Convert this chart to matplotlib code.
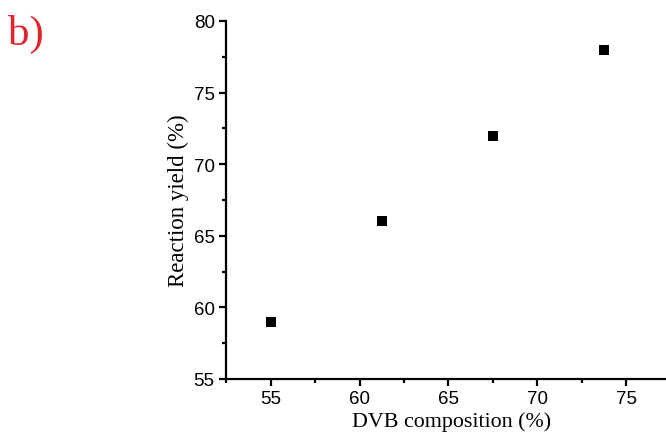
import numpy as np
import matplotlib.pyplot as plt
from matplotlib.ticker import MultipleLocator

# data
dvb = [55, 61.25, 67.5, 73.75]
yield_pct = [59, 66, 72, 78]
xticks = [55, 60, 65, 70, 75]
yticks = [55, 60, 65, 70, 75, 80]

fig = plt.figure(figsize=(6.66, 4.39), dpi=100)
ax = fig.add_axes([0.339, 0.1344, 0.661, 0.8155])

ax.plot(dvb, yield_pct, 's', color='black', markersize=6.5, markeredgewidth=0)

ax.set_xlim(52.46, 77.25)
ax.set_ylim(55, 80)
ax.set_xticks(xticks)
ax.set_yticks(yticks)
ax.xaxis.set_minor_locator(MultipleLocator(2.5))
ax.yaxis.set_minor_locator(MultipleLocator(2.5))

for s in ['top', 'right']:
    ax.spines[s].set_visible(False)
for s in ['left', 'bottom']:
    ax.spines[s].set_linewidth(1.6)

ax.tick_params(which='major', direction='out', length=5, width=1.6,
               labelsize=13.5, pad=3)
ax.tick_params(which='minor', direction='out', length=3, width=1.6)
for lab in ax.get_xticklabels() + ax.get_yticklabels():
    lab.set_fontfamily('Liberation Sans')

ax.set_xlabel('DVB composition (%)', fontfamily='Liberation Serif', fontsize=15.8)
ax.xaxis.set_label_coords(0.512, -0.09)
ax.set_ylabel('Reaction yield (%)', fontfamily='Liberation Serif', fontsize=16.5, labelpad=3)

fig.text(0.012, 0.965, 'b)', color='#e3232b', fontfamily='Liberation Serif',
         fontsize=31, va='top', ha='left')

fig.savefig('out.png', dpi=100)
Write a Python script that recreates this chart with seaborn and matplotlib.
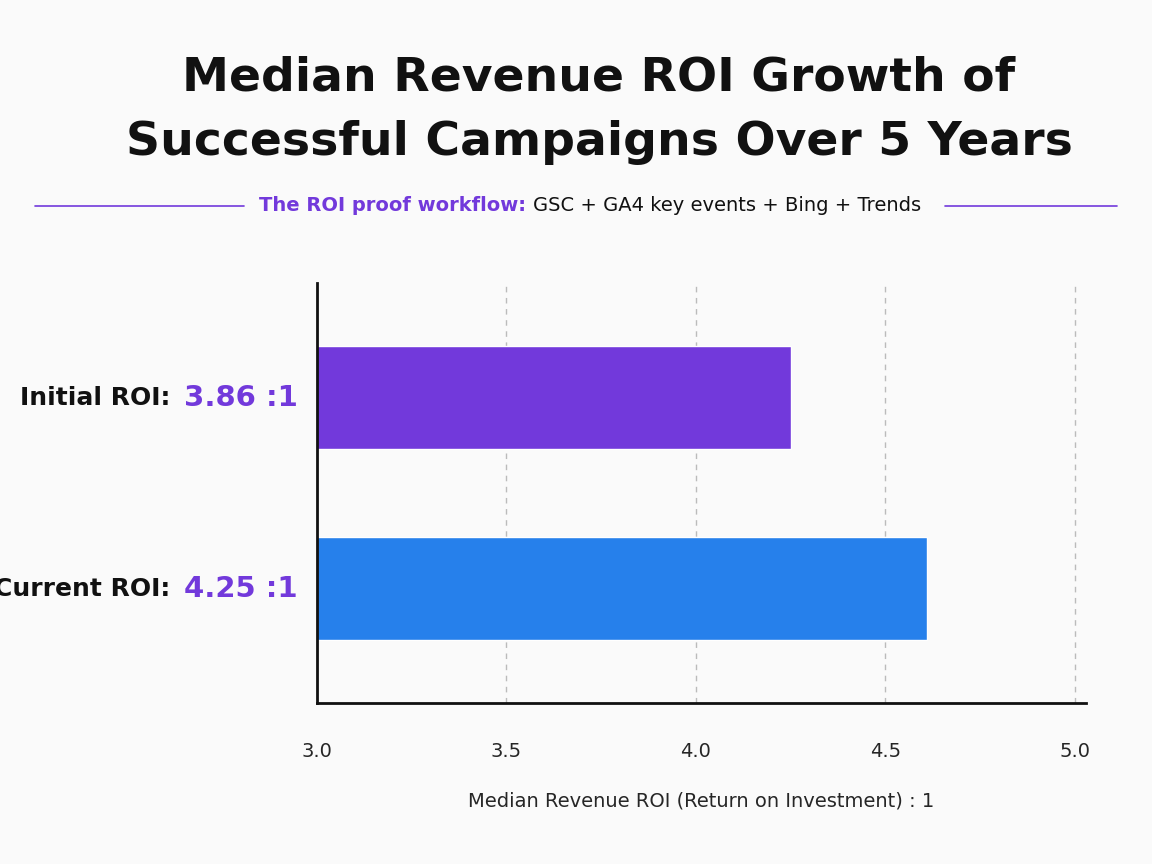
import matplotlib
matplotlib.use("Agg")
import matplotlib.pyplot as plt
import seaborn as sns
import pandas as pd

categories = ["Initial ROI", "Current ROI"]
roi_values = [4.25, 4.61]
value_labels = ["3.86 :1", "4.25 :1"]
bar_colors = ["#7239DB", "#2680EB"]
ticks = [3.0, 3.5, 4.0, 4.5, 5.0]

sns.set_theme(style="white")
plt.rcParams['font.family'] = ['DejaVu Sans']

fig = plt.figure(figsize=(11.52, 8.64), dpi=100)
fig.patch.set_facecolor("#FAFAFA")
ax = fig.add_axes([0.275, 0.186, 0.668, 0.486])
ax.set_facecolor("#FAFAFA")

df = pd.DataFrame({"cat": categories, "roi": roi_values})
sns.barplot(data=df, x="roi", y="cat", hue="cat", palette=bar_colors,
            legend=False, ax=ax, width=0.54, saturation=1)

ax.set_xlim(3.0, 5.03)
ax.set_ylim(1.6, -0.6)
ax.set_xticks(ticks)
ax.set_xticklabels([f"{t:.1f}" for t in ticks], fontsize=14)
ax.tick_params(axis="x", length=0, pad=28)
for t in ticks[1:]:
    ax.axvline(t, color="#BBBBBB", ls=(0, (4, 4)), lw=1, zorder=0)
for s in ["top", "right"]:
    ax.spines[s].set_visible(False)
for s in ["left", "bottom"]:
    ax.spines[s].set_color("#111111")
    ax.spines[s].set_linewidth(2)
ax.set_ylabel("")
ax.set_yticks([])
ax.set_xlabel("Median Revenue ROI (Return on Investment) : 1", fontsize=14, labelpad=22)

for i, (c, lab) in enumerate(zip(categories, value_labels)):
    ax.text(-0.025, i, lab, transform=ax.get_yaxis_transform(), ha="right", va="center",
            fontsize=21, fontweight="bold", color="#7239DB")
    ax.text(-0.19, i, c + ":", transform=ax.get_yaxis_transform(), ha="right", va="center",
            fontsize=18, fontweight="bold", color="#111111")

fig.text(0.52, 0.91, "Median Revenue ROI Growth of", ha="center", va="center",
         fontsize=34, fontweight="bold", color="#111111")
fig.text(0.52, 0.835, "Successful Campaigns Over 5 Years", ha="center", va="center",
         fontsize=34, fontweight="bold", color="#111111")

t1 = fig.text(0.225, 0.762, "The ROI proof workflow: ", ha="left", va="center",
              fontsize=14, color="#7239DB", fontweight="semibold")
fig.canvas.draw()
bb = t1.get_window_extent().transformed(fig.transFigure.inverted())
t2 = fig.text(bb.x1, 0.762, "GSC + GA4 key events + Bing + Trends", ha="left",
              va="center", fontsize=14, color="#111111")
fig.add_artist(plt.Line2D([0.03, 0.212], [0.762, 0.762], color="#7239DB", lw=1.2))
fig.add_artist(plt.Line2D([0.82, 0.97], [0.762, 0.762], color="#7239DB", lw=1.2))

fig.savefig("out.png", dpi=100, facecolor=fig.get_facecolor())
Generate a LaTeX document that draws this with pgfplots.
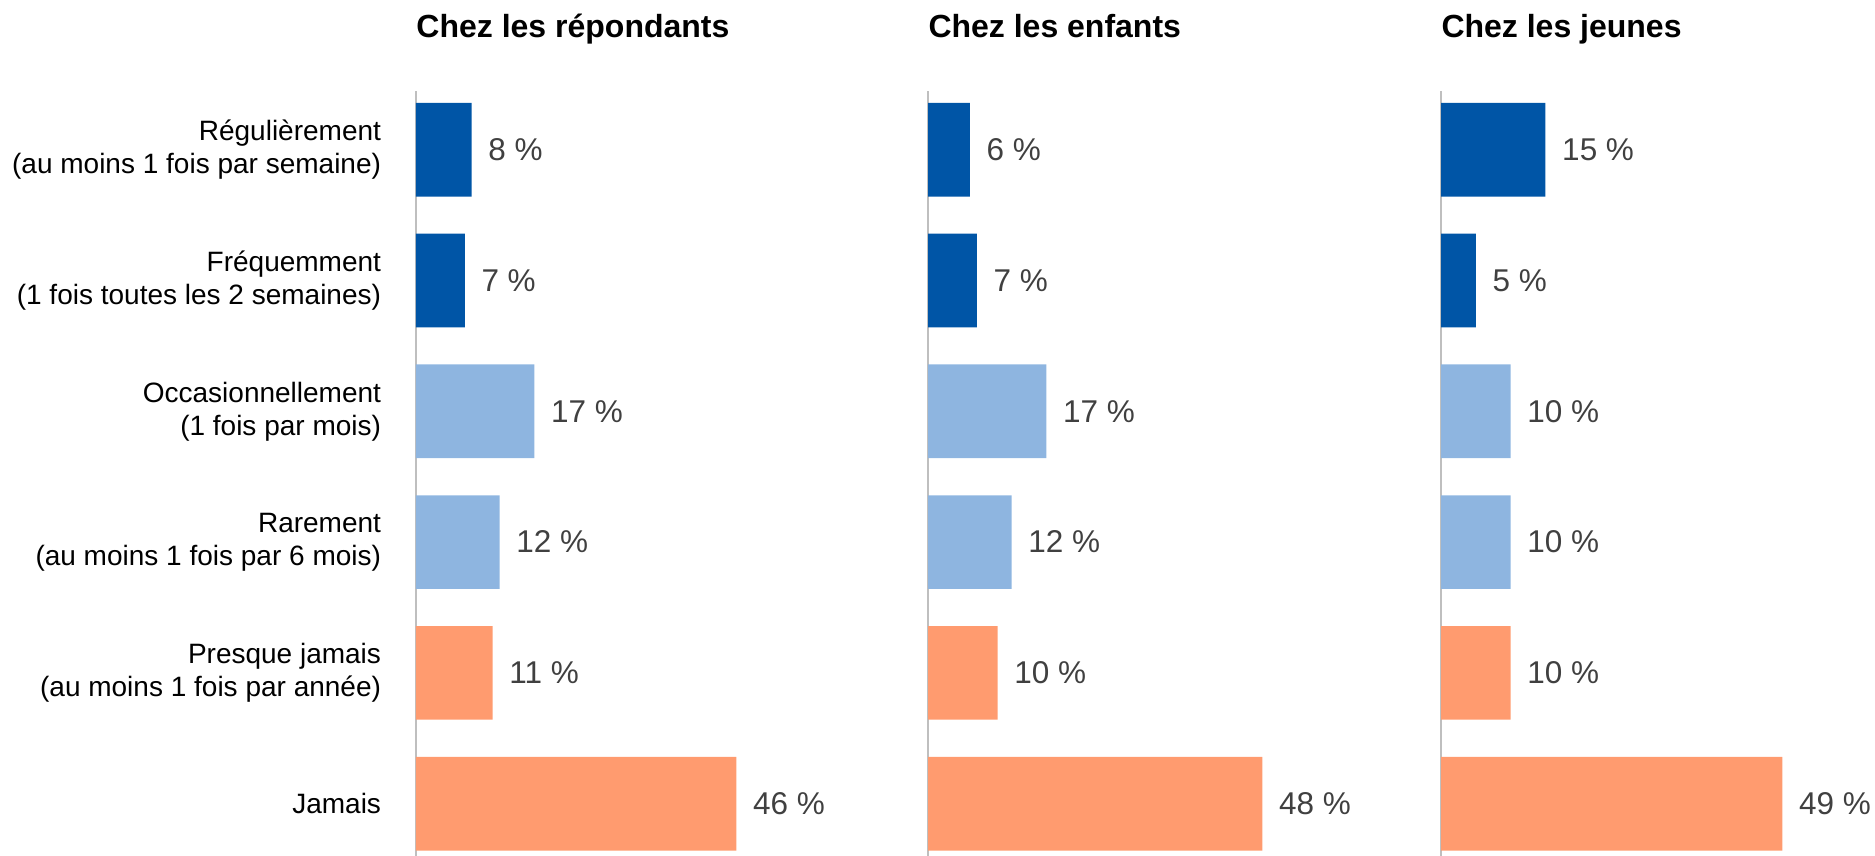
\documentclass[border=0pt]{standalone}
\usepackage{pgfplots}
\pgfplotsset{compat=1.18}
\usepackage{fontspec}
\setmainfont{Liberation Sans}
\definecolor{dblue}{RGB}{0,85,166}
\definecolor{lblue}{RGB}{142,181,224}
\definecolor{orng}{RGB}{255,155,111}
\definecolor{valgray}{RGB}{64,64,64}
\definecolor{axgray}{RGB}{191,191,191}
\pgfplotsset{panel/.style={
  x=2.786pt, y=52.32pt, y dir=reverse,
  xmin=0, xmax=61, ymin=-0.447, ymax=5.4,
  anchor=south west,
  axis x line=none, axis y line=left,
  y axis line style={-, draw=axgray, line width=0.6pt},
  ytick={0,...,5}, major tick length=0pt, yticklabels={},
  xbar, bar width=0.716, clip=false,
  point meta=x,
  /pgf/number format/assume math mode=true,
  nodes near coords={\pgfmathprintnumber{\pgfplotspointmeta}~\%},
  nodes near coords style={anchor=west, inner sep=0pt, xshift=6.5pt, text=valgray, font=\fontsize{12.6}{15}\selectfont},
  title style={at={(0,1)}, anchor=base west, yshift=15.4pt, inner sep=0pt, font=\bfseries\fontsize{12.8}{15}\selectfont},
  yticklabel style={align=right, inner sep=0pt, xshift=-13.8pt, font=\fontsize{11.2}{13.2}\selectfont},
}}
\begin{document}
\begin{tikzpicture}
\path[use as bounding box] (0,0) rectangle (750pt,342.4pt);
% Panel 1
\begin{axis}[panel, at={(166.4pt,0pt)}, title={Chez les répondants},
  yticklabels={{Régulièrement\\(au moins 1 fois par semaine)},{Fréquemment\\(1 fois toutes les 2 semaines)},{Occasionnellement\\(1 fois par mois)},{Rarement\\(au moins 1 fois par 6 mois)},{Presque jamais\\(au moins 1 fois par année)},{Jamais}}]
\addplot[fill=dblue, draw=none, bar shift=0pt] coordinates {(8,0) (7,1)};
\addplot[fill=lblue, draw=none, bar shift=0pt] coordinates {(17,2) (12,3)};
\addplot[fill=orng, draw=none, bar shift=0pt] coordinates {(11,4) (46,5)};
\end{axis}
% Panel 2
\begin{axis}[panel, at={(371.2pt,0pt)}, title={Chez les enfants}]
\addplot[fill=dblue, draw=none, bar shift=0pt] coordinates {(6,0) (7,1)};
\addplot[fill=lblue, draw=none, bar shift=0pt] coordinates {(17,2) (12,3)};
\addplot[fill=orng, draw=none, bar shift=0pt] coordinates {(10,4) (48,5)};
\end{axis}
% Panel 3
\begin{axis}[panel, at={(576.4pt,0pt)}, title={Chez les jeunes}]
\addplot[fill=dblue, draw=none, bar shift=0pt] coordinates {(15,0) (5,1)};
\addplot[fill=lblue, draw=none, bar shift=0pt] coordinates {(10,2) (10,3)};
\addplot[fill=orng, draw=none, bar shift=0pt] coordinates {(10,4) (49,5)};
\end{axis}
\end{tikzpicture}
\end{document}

_ _ _ _ _

§ **Task directions**: Can the lines from the start of the records through the line with "yticks = [55, 60, 65, 70, 75, 80]" be given again exactly, with the pictures left out?

§ **Solution for this problem**:
Convert this chart to matplotlib code.
import numpy as np
import matplotlib.pyplot as plt
from matplotlib.ticker import MultipleLocator

# data
dvb = [55, 61.25, 67.5, 73.75]
yield_pct = [59, 66, 72, 78]
xticks = [55, 60, 65, 70, 75]
yticks = [55, 60, 65, 70, 75, 80]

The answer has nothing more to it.